Monday, August 1, 2016

The Decline of Rollerblading

Rollerblading was extremely popular in the 1990's, especially it's trick oriented version known as "aggressive skating."

On June 28th, 1999, Tony Hawk made history. He completed a 900-degree rotation on a skateboard. The hype surrounding this event was aligned with ESPN Xgame's movement of bringing skateboarding into the lime-light of the Xgames and getting rollerbalding out. That same year they halved the number of blading events, leaving only vert and street (which are both aggressive stunt events).

Xgames was looking to push sports which were decidedly non-recreational and unapproachable by older enthusiasts and at the same time was more economically approachable. You're more likely to find a suburban mom on rollerblades than a skateboard. This was to craft the image of skateboarding as a separate and distinct youth oriented activity which could not be appropriated by an older market.

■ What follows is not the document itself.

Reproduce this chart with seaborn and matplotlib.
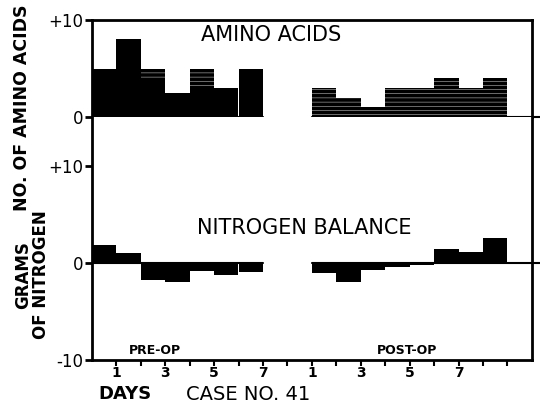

Regarding the costs, a new set of good blades can run you $300+ where a new good skateboard will run you $100. Maintenance for an actively used board is about $40/yr for a board where actively used aggressive blades will run you $100+/yr in parts. Add to that; blades have to be purchased every year for a growing kid, where a skateboard is for the most part, the same size as the kid grows.

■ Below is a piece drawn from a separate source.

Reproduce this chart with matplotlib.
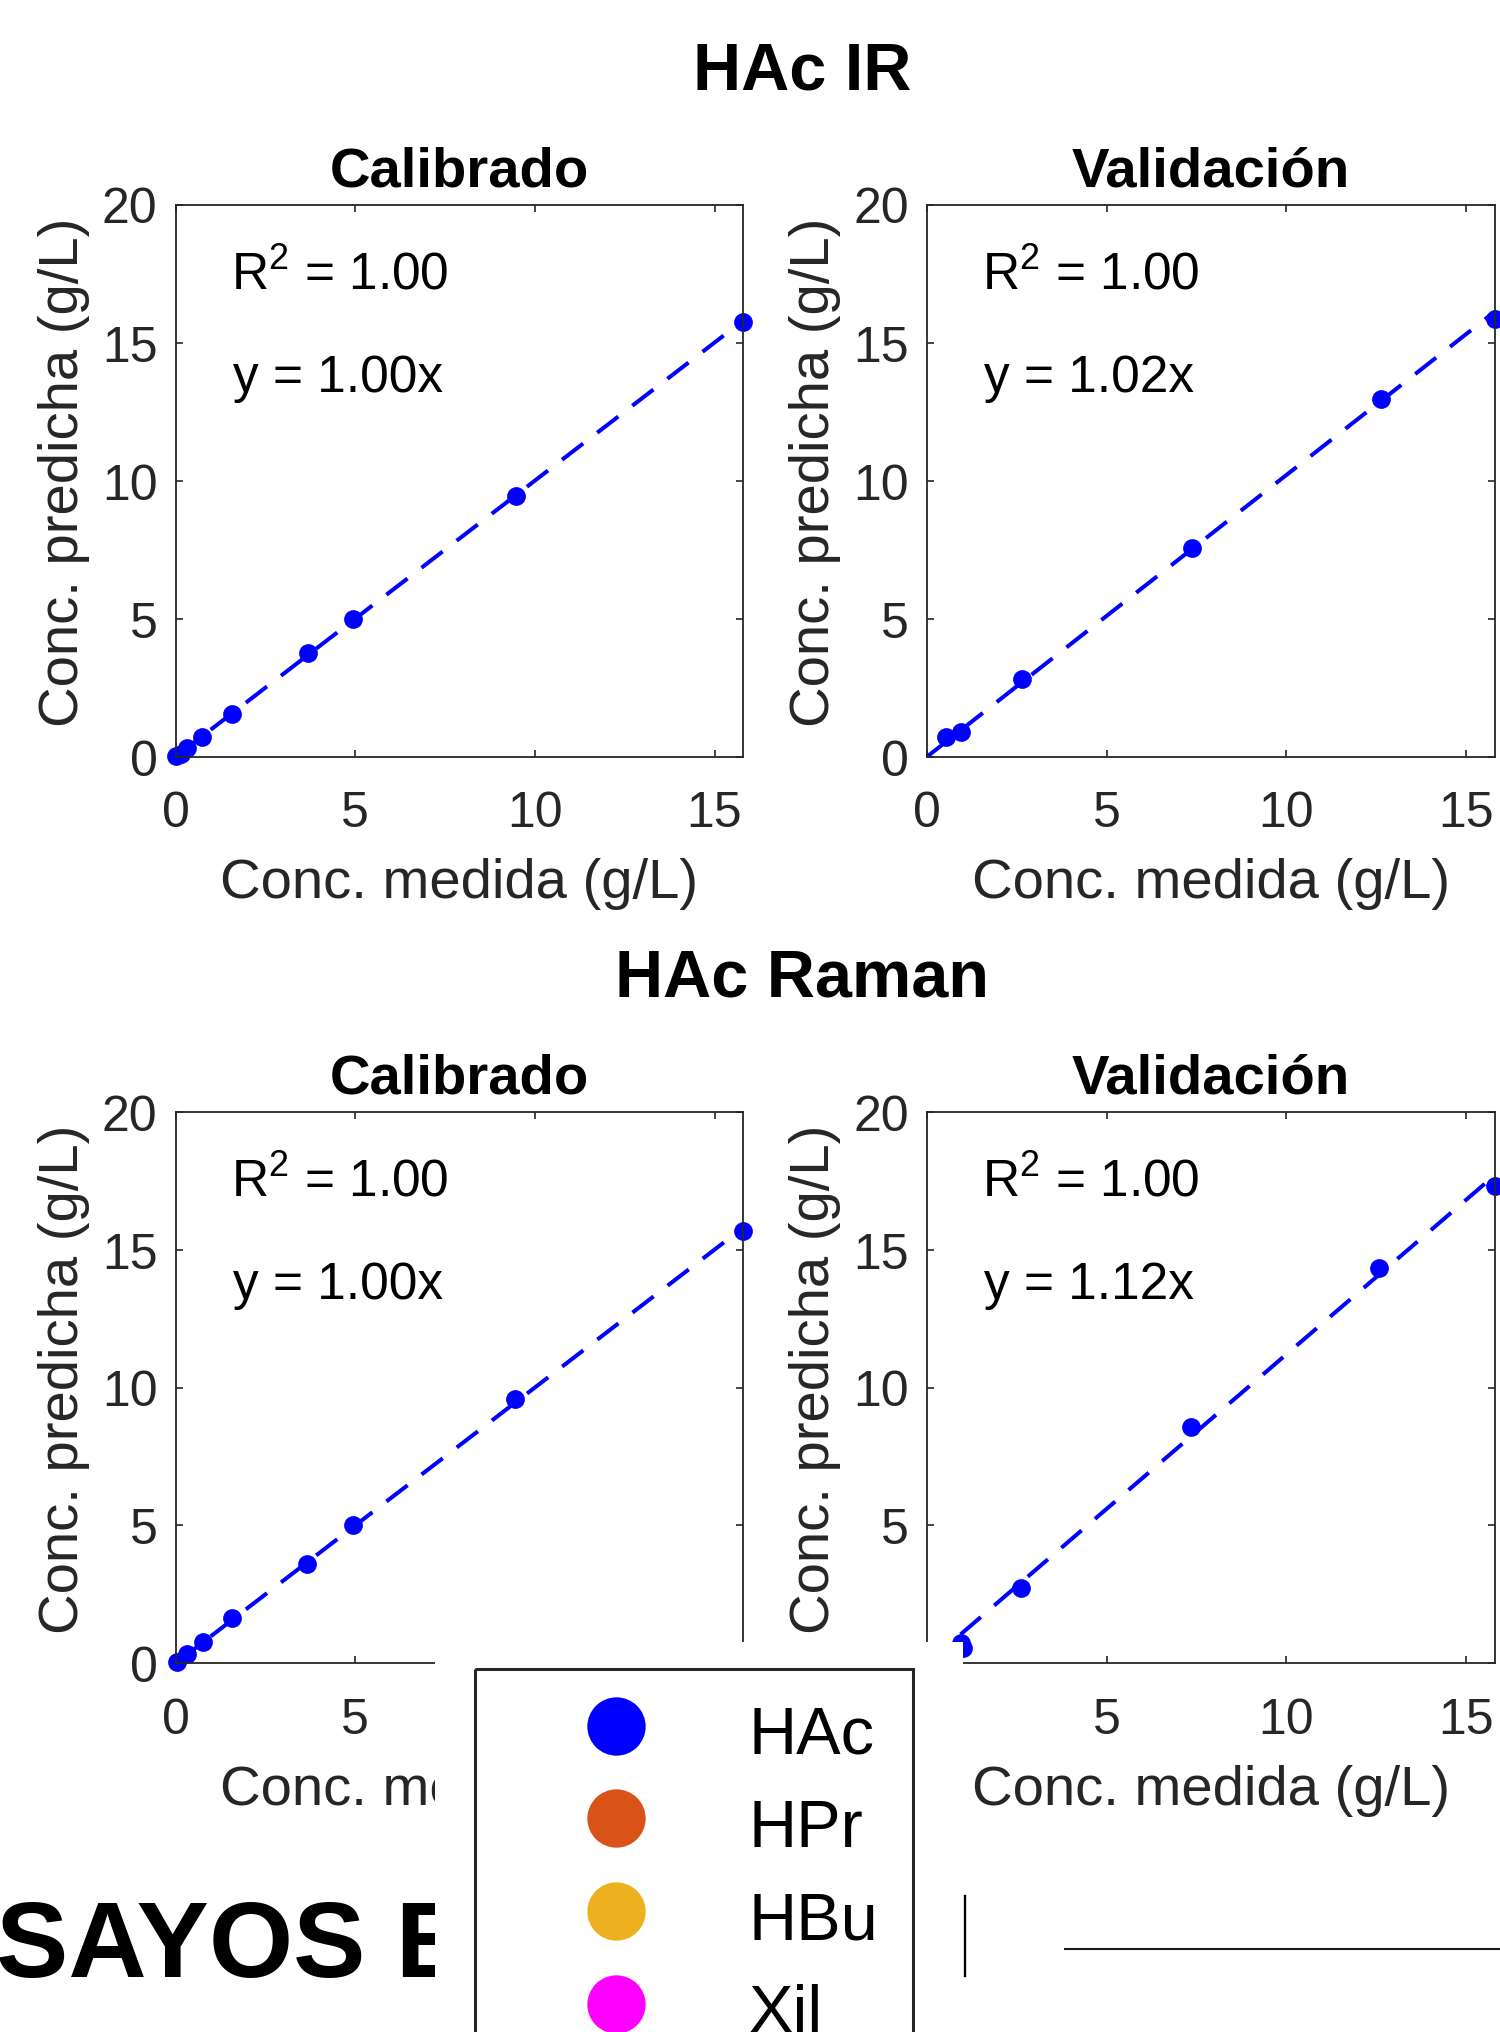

If you're ESPN you want as many viewers and enthusiasts as possible for the largest addressable market. Pushing skate boarding as your lead sport made the most sense for the mass market of america, especially post .com crash.

Around that same time period a massive new generation of skate boarders started up who were all 10-18 y/o. As teenagers do, they looked for any and every way they could distance themselves from anybody who wasn't down with what they were down with (recall middle school classic arguments such as "You're a basser, I'm a metal head, you suck!"). During this time the joke "Do you know what's the hardest thing about rollerbalding? Punchline: Telling your parents you're gay!" became full force and permeated every skate park in the US. Animosity between boards and bladers (well lets be honest, between boarders and anybody else in a skate park that wasn't on a board) reached it's height in the early naughts and by 2004 rollerblading was kicked out of the Xgames entirely and went "underground."

In the subsequent years, skate boarding has gone on to become the most dominate extreme sport in the world in terms of overall market cap and salaries for pro athlese.

Meanwhile the best rollerbladers in the world such as Richie Eisler can barely scrape together livings. These guys go all fucking out busting their asses doing tricks that are amazing and get much of nothing in the way of compensation for their skills.

For those so inclined there is an hour long documentary called Barely Dead which covers some of the things I've mentioned above.

Note: Everything I've mentioned here is relative to the North American market. Blading is still generally ok in EU and Asia. Nowhere near as popular as the 90's in the US, but it is a welcomed part of extreme sports exhibitions and compositions in other continents besides N. America.

Also note the Nitro Circus features two pro rollerbladers and treats them with respect. One of their core features is the variety of wheeled athletes who can ride their mega ramp and blading fits in well there. I'm happy that the Nitro Circus is giving blading a chance to shine again.